DWS is building on its success in the area of responsible investing with the launch of a new range of environmental, social and governance (ESG) Xtrackers ETFs. The four new ETFs provide exposure to ESG-filtered equity indices tracking global, US, Japanese and European markets (see product table).
“Sustainability is one of our key values, which means we not only want to meet demand for responsible investing, we also aim to actively encourage it,” said Petra Pflaum, DWS Chief Investment Officer for Responsible Investments.
The new ETFs track indices that are part of the MSCI ESG Leaders Low Carbon ex Tobacco Involvement 5% series. The indices use extensive filtering based on MSCI ESG research, which means included companies meet strict ESG and low carbon requirements.
For example, for acquiring ESG-filtered global equity exposure the starting point is the MSCI Word Index comprising 1,648 companies (Source, MSCI Inc, 30 April, 2018).
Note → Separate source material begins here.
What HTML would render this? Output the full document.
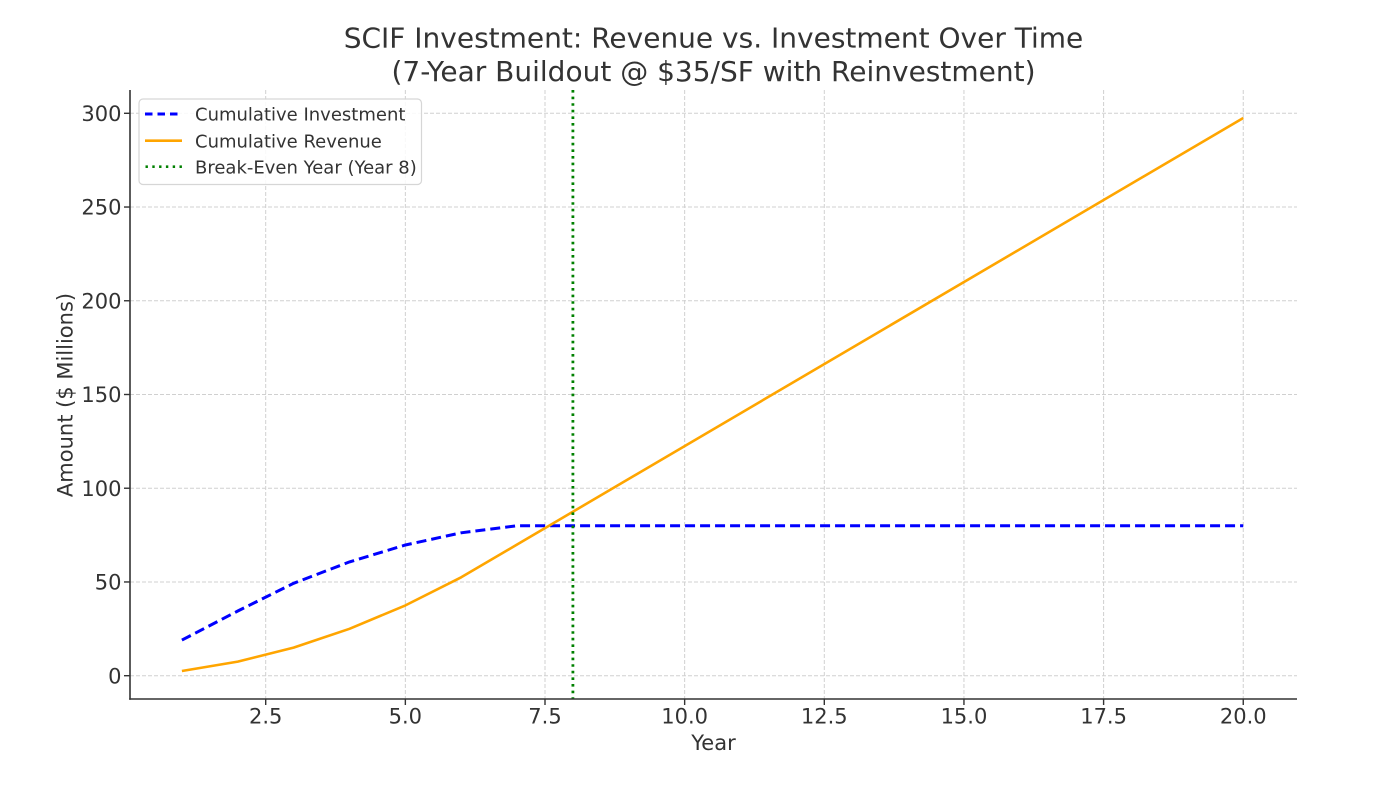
<!DOCTYPE html>
<html>
<head>
<meta charset="utf-8">
<style>
  html, body { margin: 0; padding: 0; background: #ffffff; }
  svg { display: block; }
  text { font-family: "DejaVu Sans", "Liberation Sans", sans-serif; fill: #333333; }
</style>
</head>
<body>
<svg width="1392" height="800" viewBox="0 0 1392 800" xmlns="http://www.w3.org/2000/svg">
  <rect x="0" y="0" width="1392" height="800" fill="#ffffff"/>

  <!-- Title -->
  <text x="713.5" y="47.5" font-size="28" text-anchor="middle">SCIF Investment: Revenue vs. Investment Over Time</text>
  <text x="713.5" y="81" font-size="28" text-anchor="middle">(7-Year Buildout @ $35/SF with Reinvestment)</text>

  <!-- Grid -->
  <g stroke="#d0d0d0" stroke-width="1" stroke-dasharray="4 2" fill="none">
    <line x1="265.7" y1="90" x2="265.7" y2="699"/>
    <line x1="405.35" y1="90" x2="405.35" y2="699"/>
    <line x1="545.0" y1="90" x2="545.0" y2="699"/>
    <line x1="684.65" y1="90" x2="684.65" y2="699"/>
    <line x1="824.3" y1="90" x2="824.3" y2="699"/>
    <line x1="963.95" y1="90" x2="963.95" y2="699"/>
    <line x1="1103.6" y1="90" x2="1103.6" y2="699"/>
    <line x1="1243.25" y1="90" x2="1243.25" y2="699"/>

    <line x1="130" y1="675.7" x2="1297" y2="675.7"/>
    <line x1="130" y1="581.96" x2="1297" y2="581.96"/>
    <line x1="130" y1="488.23" x2="1297" y2="488.23"/>
    <line x1="130" y1="394.5" x2="1297" y2="394.5"/>
    <line x1="130" y1="300.76" x2="1297" y2="300.76"/>
    <line x1="130" y1="207.03" x2="1297" y2="207.03"/>
    <line x1="130" y1="113.29" x2="1297" y2="113.29"/>
  </g>

  <!-- Cumulative Investment (blue dashed) -->
  <polyline fill="none" stroke="#0000ff" stroke-width="3" stroke-dasharray="10 5"
    points="181.9,640.1 237.8,611.0 293.6,583.3 349.5,561.9 405.4,545.0 461.2,532.8 517.1,525.7 1243.25,525.7"/>

  <!-- Cumulative Revenue (orange solid) -->
  <polyline fill="none" stroke="#ffa500" stroke-width="2.6" stroke-linejoin="round"
    points="181.9,671.0 237.8,661.6 293.6,647.6 349.5,628.8 405.4,605.4 461.2,577.3 517.1,544.5 1243.25,118.0"/>

  <!-- Break-even vertical line (green dotted) -->
  <line x1="572.9" y1="90" x2="572.9" y2="699" stroke="#008000" stroke-width="2.8" stroke-dasharray="2.6 4"/>

  <!-- Spines -->
  <g stroke="#333333" stroke-width="1.6" fill="none">
    <line x1="130" y1="90" x2="130" y2="699.8"/>
    <line x1="129.2" y1="699" x2="1297" y2="699"/>
  </g>

  <!-- Ticks -->
  <g stroke="#333333" stroke-width="1.4">
    <line x1="124" y1="675.7" x2="130" y2="675.7"/>
    <line x1="124" y1="581.96" x2="130" y2="581.96"/>
    <line x1="124" y1="488.23" x2="130" y2="488.23"/>
    <line x1="124" y1="394.5" x2="130" y2="394.5"/>
    <line x1="124" y1="300.76" x2="130" y2="300.76"/>
    <line x1="124" y1="207.03" x2="130" y2="207.03"/>
    <line x1="124" y1="113.29" x2="130" y2="113.29"/>

    <line x1="265.7" y1="699" x2="265.7" y2="705"/>
    <line x1="405.35" y1="699" x2="405.35" y2="705"/>
    <line x1="545.0" y1="699" x2="545.0" y2="705"/>
    <line x1="684.65" y1="699" x2="684.65" y2="705"/>
    <line x1="824.3" y1="699" x2="824.3" y2="705"/>
    <line x1="963.95" y1="699" x2="963.95" y2="705"/>
    <line x1="1103.6" y1="699" x2="1103.6" y2="705"/>
    <line x1="1243.25" y1="699" x2="1243.25" y2="705"/>
  </g>

  <!-- Y tick labels -->
  <g font-size="21" text-anchor="end">
    <text x="121.5" y="683.3">0</text>
    <text x="121.5" y="589.6">50</text>
    <text x="121.5" y="495.8">100</text>
    <text x="121.5" y="402.1">150</text>
    <text x="121.5" y="308.4">200</text>
    <text x="121.5" y="214.6">250</text>
    <text x="121.5" y="120.9">300</text>
  </g>

  <!-- X tick labels -->
  <g font-size="21" text-anchor="middle">
    <text x="265.7" y="723.3">2.5</text>
    <text x="405.35" y="723.3">5.0</text>
    <text x="545.0" y="723.3">7.5</text>
    <text x="684.65" y="723.3">10.0</text>
    <text x="824.3" y="723.3">12.5</text>
    <text x="963.95" y="723.3">15.0</text>
    <text x="1103.6" y="723.3">17.5</text>
    <text x="1243.25" y="723.3">20.0</text>
  </g>

  <!-- Axis labels -->
  <text x="713.5" y="750" font-size="21" text-anchor="middle">Year</text>
  <text x="0" y="0" font-size="21" text-anchor="middle" transform="translate(72.5,395) rotate(-90)">Amount ($ Millions)</text>

  <!-- Legend -->
  <rect x="139" y="99" width="282.5" height="85.5" rx="4" ry="4" fill="#ffffff" fill-opacity="0.85" stroke="#d6d6d6" stroke-width="1.2"/>
  <line x1="145" y1="114" x2="182" y2="114" stroke="#0000ff" stroke-width="3" stroke-dasharray="7.5 5"/>
  <line x1="145" y1="140.7" x2="182" y2="140.7" stroke="#ffa500" stroke-width="2.6"/>
  <line x1="145.5" y1="166.7" x2="182" y2="166.7" stroke="#008000" stroke-width="2.6" stroke-dasharray="2.4 4.4"/>
  <g font-size="18">
    <text x="195" y="120.5">Cumulative Investment</text>
    <text x="195" y="147.3">Cumulative Revenue</text>
    <text x="195" y="173.6">Break-Even Year (Year 8)</text>
  </g>
</svg>
</body>
</html>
Two screening methodologies are applied to the companies in the index, one based on ESG requirements and one based on carbon emissions. Companies with exposure to nuclear power, controversial weapons or tobacco production are excluded, as are companies with excessive revenues (USD 1 billion or 50% of revenues) coming from areas such as alcohol, gambling or conventional weapons. Remaining companies are then given an ESG rating relative to peers, with those below a certain threshold excluded. A ‘controversies screen’ is also applied to exclude companies deemed to be involved in serious ESG controversies. The carbon emissions screening methodology is based on assessments of current emissions and potential emissions and is designed to filter out the most carbon intensive companies. The final ESG/low carbon MSCI World-derived index, which the Xtrackers ETF tracks, comprises 635 companies from the original 1,649, weighted by market capitalisation (Source: MSCI Inc, 30 April 2018).
At DWS the incorporation of ESG factors - beyond financial factors - is integrated into the investment decision making process for liquid and illiquid products. DWS manages over EUR 20 billion of dedicated ESG assets under management, including seven sustainable and impact funds investing in sectors such as clean energy, energy storage and water as well as real estate investments in certified green-labelled buildings (1).
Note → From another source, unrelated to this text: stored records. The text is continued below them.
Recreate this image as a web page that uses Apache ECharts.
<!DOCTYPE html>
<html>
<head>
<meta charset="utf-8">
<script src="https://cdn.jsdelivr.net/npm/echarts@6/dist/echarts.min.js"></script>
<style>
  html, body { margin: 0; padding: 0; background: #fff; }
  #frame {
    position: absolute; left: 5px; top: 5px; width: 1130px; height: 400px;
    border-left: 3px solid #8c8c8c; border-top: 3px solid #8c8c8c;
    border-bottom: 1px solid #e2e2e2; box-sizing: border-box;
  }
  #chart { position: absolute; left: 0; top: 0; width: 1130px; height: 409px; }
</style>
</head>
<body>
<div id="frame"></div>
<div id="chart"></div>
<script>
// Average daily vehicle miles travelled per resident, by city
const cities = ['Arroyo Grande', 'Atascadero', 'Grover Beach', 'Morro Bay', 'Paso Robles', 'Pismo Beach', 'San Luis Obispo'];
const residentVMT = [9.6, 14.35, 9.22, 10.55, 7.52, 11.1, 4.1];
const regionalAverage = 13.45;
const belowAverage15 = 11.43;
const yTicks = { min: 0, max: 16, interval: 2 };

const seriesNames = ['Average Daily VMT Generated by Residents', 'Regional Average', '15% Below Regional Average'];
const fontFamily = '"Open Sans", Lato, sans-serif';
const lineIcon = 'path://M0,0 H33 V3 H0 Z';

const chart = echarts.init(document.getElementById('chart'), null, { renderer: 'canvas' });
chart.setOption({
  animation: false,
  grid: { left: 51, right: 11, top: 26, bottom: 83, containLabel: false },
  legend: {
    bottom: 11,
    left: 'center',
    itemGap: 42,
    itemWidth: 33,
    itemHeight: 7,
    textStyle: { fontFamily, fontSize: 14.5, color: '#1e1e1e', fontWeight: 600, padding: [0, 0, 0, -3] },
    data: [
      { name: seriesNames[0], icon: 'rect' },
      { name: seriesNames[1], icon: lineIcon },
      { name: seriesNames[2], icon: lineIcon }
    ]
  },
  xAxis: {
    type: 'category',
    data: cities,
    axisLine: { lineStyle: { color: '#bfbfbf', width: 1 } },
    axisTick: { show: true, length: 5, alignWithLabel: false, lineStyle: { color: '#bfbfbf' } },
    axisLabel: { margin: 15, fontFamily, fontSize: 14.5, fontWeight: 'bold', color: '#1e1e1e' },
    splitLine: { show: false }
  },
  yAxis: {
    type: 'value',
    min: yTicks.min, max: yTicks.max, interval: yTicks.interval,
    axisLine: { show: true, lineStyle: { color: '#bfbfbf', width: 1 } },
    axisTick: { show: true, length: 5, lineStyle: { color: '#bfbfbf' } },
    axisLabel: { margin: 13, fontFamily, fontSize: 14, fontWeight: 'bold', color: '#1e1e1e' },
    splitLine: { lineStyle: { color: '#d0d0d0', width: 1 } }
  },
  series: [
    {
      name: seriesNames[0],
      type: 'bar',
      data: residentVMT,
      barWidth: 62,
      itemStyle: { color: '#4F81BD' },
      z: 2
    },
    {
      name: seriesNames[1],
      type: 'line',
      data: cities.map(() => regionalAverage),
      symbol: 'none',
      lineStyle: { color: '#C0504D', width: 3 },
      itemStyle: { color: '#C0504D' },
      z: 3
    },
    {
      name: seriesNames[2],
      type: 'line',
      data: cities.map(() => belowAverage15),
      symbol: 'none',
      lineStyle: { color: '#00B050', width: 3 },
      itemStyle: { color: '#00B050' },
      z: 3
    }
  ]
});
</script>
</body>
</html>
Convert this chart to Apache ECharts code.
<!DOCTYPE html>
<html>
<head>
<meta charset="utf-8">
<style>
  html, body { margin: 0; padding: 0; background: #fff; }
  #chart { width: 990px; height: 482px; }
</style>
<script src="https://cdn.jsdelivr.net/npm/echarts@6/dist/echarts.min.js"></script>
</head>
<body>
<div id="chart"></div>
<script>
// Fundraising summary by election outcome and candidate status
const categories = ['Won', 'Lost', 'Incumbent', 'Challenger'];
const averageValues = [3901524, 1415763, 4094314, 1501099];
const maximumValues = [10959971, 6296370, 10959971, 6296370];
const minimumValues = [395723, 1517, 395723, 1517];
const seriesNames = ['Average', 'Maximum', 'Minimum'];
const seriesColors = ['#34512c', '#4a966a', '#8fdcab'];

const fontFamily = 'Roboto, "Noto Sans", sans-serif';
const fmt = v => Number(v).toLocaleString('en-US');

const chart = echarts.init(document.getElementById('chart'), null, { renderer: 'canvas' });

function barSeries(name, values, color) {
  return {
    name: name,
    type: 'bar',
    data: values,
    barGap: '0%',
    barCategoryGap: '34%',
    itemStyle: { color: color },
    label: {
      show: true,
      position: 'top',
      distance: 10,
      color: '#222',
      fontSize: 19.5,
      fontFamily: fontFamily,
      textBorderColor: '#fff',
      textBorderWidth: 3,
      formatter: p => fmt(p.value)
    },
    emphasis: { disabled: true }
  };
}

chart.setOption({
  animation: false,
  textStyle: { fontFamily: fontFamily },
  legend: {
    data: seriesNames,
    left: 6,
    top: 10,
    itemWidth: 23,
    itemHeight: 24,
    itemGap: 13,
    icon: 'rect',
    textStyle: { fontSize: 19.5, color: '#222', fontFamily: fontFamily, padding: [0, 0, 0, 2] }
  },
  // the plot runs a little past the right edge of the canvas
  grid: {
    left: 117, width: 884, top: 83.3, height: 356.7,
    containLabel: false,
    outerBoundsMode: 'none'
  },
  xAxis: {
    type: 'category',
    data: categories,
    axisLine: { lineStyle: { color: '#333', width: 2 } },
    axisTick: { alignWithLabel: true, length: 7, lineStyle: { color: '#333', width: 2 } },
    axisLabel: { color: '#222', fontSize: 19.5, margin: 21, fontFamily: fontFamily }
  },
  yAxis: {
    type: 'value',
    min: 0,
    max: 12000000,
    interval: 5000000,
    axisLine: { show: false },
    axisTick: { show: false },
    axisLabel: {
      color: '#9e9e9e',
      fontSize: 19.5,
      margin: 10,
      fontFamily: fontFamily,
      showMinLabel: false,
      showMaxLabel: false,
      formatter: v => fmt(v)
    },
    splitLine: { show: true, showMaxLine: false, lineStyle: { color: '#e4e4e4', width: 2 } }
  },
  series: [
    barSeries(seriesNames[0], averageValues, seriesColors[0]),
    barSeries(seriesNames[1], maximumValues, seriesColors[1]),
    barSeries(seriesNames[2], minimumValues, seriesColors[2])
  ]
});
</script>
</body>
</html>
The new Xtrackers ESG equity ETFs complement the existing Xtrackers II ESG EUR Corporate Bond UCITS ETF, which is also based on a comprehensive MSCI screening process.
DWS earlier this year converted one of its actively managed funds into a dedicated ESG fund by adopting the firm’s internal ESG investment minimum standards. The Deutsche Invest I Euro Bonds (Short) fund became the Deutsche Invest I ESG Euro Bonds (Short) fund.